Bob Geary, resident of Raleigh’s District D and member of the Wake County Housing Justice Coalition, delivered the following remarks at the City Council meeting on September 7:

Mayor and Council, I want to recommend a fascinating book called “Open Democracy: Popular Rule for the 21st Century.” It’s by Helene Landemore, a professor at Yale.

Landemore’s premise is that we face a “crisis of democracy,” because our system of government is not, in fact, democratic.

It is, rather, oligarchic, dominated by special interests and wealthy elites.

People are repulsed, and for good reason, because the candidates they elect — after promising to serve them — instead serve the rich.

Unfortunately, this is all too relevant to Raleigh.

Landemore calls for reform — for “open democracy” — based on 5 key principles:

  1. Participation Rights
  2. Deliberation
  3. Transparency
  4. Majority Rule, and
  5. small d, Democratic Representation

The public, she says, has a right to participate directly in the governmental decisions that affect them.

They have a right to know what government is doing; they have a right to deliberate with one another and with elected officials as to best solutions; they have a right to have these deliberations be transparent …

… they have a right to majority rule — since the alternative, and the prevailing paradigm in our country, is rule by the few with the most money.

“If government by the people is the goal,” her argument goes, “the people ought to be doing the governing.”
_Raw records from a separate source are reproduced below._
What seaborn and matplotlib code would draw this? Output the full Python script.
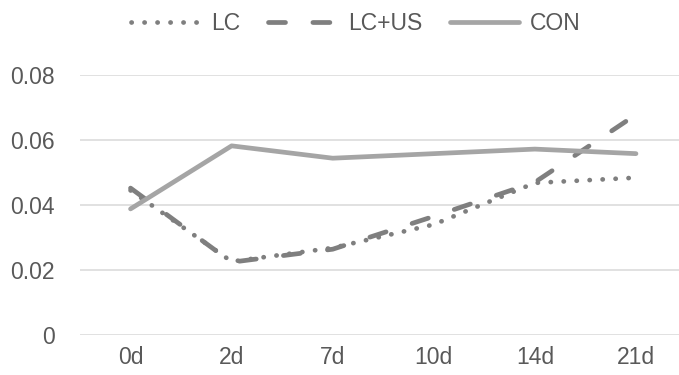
import matplotlib
matplotlib.use("Agg")
import matplotlib.pyplot as plt
import seaborn as sns
import pandas as pd

days = ["0d", "2d", "7d", "10d", "14d", "21d"]
lc = [0.0445, 0.0226, 0.0268, 0.0340, 0.0468, 0.0484]
lc_us = [0.0452, 0.0224, 0.0264, 0.0365, 0.0470, 0.0678]
con = [0.0388, 0.0582, 0.0544, 0.0558, 0.0572, 0.0558]
series_names = ["LC", "LC+US", "CON"]
y_ticks = [0, 0.02, 0.04, 0.06, 0.08]
y_labels = ["0", "0.02", "0.04", "0.06", "0.08"]

rows = []
for name, vals in zip(series_names, [lc, lc_us, con]):
    for d, v in zip(days, vals):
        rows.append({"day": d, "value": v, "series": name})
df = pd.DataFrame(rows)

sns.set_theme(style="white")
plt.rcParams["font.family"] = ["Liberation Sans", "DejaVu Sans"]

fig = plt.figure(figsize=(6.79, 3.75), dpi=100)
ax = fig.add_axes([80 / 679, 1 - 335 / 375, (686.5 - 80) / 679, 260 / 375])

palette = {"LC": "#7f7f7f", "LC+US": "#7f7f7f", "CON": "#a5a5a5"}
dashes = {"LC": (0.05, 2.7), "LC+US": (3.6, 5.8), "CON": ""}
sns.lineplot(data=df, x="day", y="value", hue="series", style="series",
             palette=palette, dashes=dashes, sort=False, linewidth=3.4,
             ax=ax, legend=False)

for line in ax.get_lines():
    line.set_dash_capstyle("round")
    line.set_solid_capstyle("round")
    line.set_solid_joinstyle("round")
    line.set_dash_joinstyle("round")

ax.set_xlim(-0.5, 5.5)
ax.set_ylim(0, 0.08)
ax.set_yticks(y_ticks)
ax.set_yticklabels(y_labels)
ax.set_xticks(range(len(days)))
ax.set_xticklabels(days)
ax.set_xlabel("")
ax.set_ylabel("")
ax.grid(axis="y", color="#d9d9d9", linewidth=1.1)
ax.set_axisbelow(True)
for s in ax.spines.values():
    s.set_visible(False)
ax.tick_params(axis="y", length=0, pad=18, labelsize=16.5, labelcolor="#595959")
ax.tick_params(axis="x", length=0, pad=8, labelsize=16.5, labelcolor="#595959")

handles = [l for l in ax.get_lines()[:3]]
leg = fig.legend(handles, series_names, loc="upper center",
                 bbox_to_anchor=(356 / 679, 1.022), ncol=3, frameon=False,
                 fontsize=16.5, handlelength=3.0, columnspacing=1.2,
                 handletextpad=0.5, labelcolor="#595959")

fig.savefig("out.png", dpi=100)
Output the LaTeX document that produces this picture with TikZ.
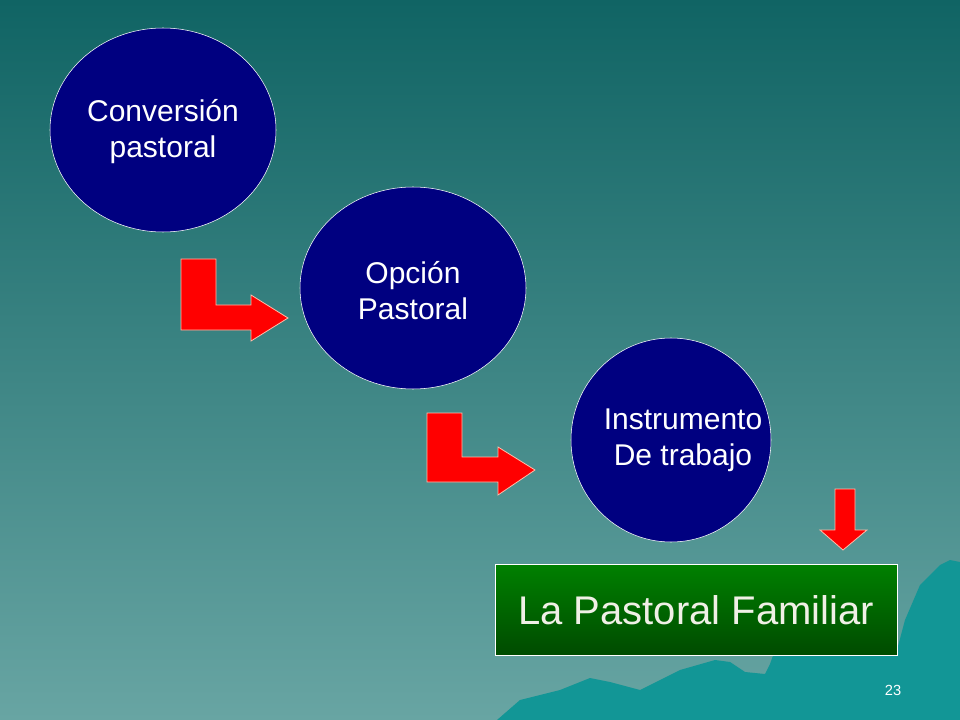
\documentclass[tikz,border=0pt]{standalone}
\usepackage{fontspec}
\setmainfont{Liberation Sans}
\begin{document}
\begin{tikzpicture}[x=0.75pt,y=-0.75pt,
  circ/.style={draw=white,fill={rgb,255:red,0;green,0;blue,128},ellipse,text=white,font=\fontsize{22.5}{27}\selectfont,align=center},
  redarrow/.style={fill=red,draw={rgb,255:red,255;green,190;blue,170},line width=0.6pt}]
\definecolor{bgtop}{RGB}{16,100,100}
\definecolor{bgbot}{RGB}{104,165,163}
\definecolor{mount}{RGB}{18,150,150}
\fill[top color=bgtop,bottom color=bgbot] (0,0) rectangle (960,720);
\useasboundingbox (0,0) rectangle (960,720);
% mountains
\fill[mount] (497,720) -- (520,700) -- (560,690) -- (590,678) -- (610,682) -- (640,690) -- (680,670) -- (715,660) -- (730,662) -- (745,672) -- (765,674) -- (770,664) -- (775,650) -- (897,650) -- (905,620) -- (920,585) -- (940,565) -- (950,560) -- (960,562) -- (960,720) -- cycle;
\path[draw=white,fill={rgb,255:red,0;green,0;blue,128}] (163,130) ellipse [x radius=113, y radius=102];
\node[text=white,font=\fontsize{22.5}{27}\selectfont,align=center] (c1) at (163,132) {Conversión\\pastoral};
\path[draw=white,fill={rgb,255:red,0;green,0;blue,128}] (413,288) ellipse [x radius=113, y radius=101];
\node[text=white,font=\fontsize{22.5}{27}\selectfont,align=center] (c2) at (413,291) {Opción\\ Pastoral};
\path[draw=white,fill={rgb,255:red,0;green,0;blue,128}] (671,440) ellipse [x radius=100, y radius=102];
\node[text=white,font=\fontsize{22.5}{27}\selectfont,align=center] (c3) at (683,440) {Instrumento\\De trabajo};
% bent arrows
\draw[redarrow] (181,259) -- (216,259) -- (216,305) -- (251,305) -- (251,295) -- (288,318) -- (251,341) -- (251,330) -- (181,330) -- cycle;
\draw[redarrow] (427,413) -- (462,413) -- (462,457) -- (498,457) -- (498,447) -- (535,470) -- (498,495) -- (498,482) -- (427,482) -- cycle;
\draw[redarrow] (835,489) -- (855,489) -- (855,530) -- (867,530) -- (843,550) -- (820,530) -- (835,530) -- cycle;
% box
\path[draw=white,top color={rgb,255:red,0;green,128;blue,0},bottom color={rgb,255:red,0;green,75;blue,0}] (495,564) rectangle (897,655);
\node[text={rgb,255:red,240;green,240;blue,230},font=\fontsize{30}{36}\selectfont] (box) at (696,610) {La Pastoral Familiar};
\node[text=white,font=\fontsize{11}{13}\selectfont] (pg) at (893,690) {23};
\end{tikzpicture}
\end{document}
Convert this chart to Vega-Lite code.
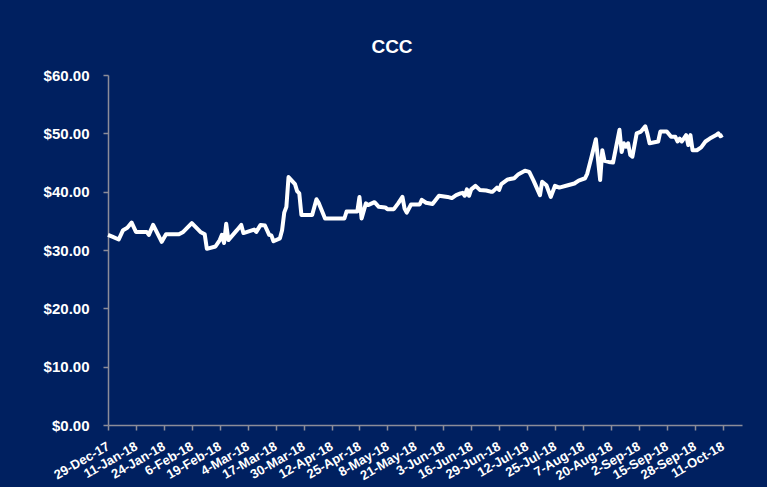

The 5th principle, Democratic Representation, derives from the others. It is that voters should be able to know, when voting, which candidates are on their side.

City government in Raleigh, sadly, fails on all 5 fronts.

Here, participation by citizens is severely limited. Our government is run by a manager and staff. Deliberations are internal. Public forums are few. Our elected officials, instead of bridging the divide between staff and the public, are keeping citizens away.

In the past, we had 18 Citizen Advisory Councils, where elected officials, staff and the public would deliberate together.

That system is in tatters thanks to this Council’s decision to gut the CACs.

Transparency? You cut off the CACs with no advance notice.

Our Elections? Postponed 13 months, and runoff elections actually eliminated.

And again, the decision was made in secret, with zero public participation.

Zoning and rezoning decisions? All done in the back room.

Today, you heard a task force hand-picked by you recommend that you be paid more and stay in office longer.

That might make sense for a Council that spent time with the public, practicing open democracy.

But for this Council, it reads like a reward for shutting the public out.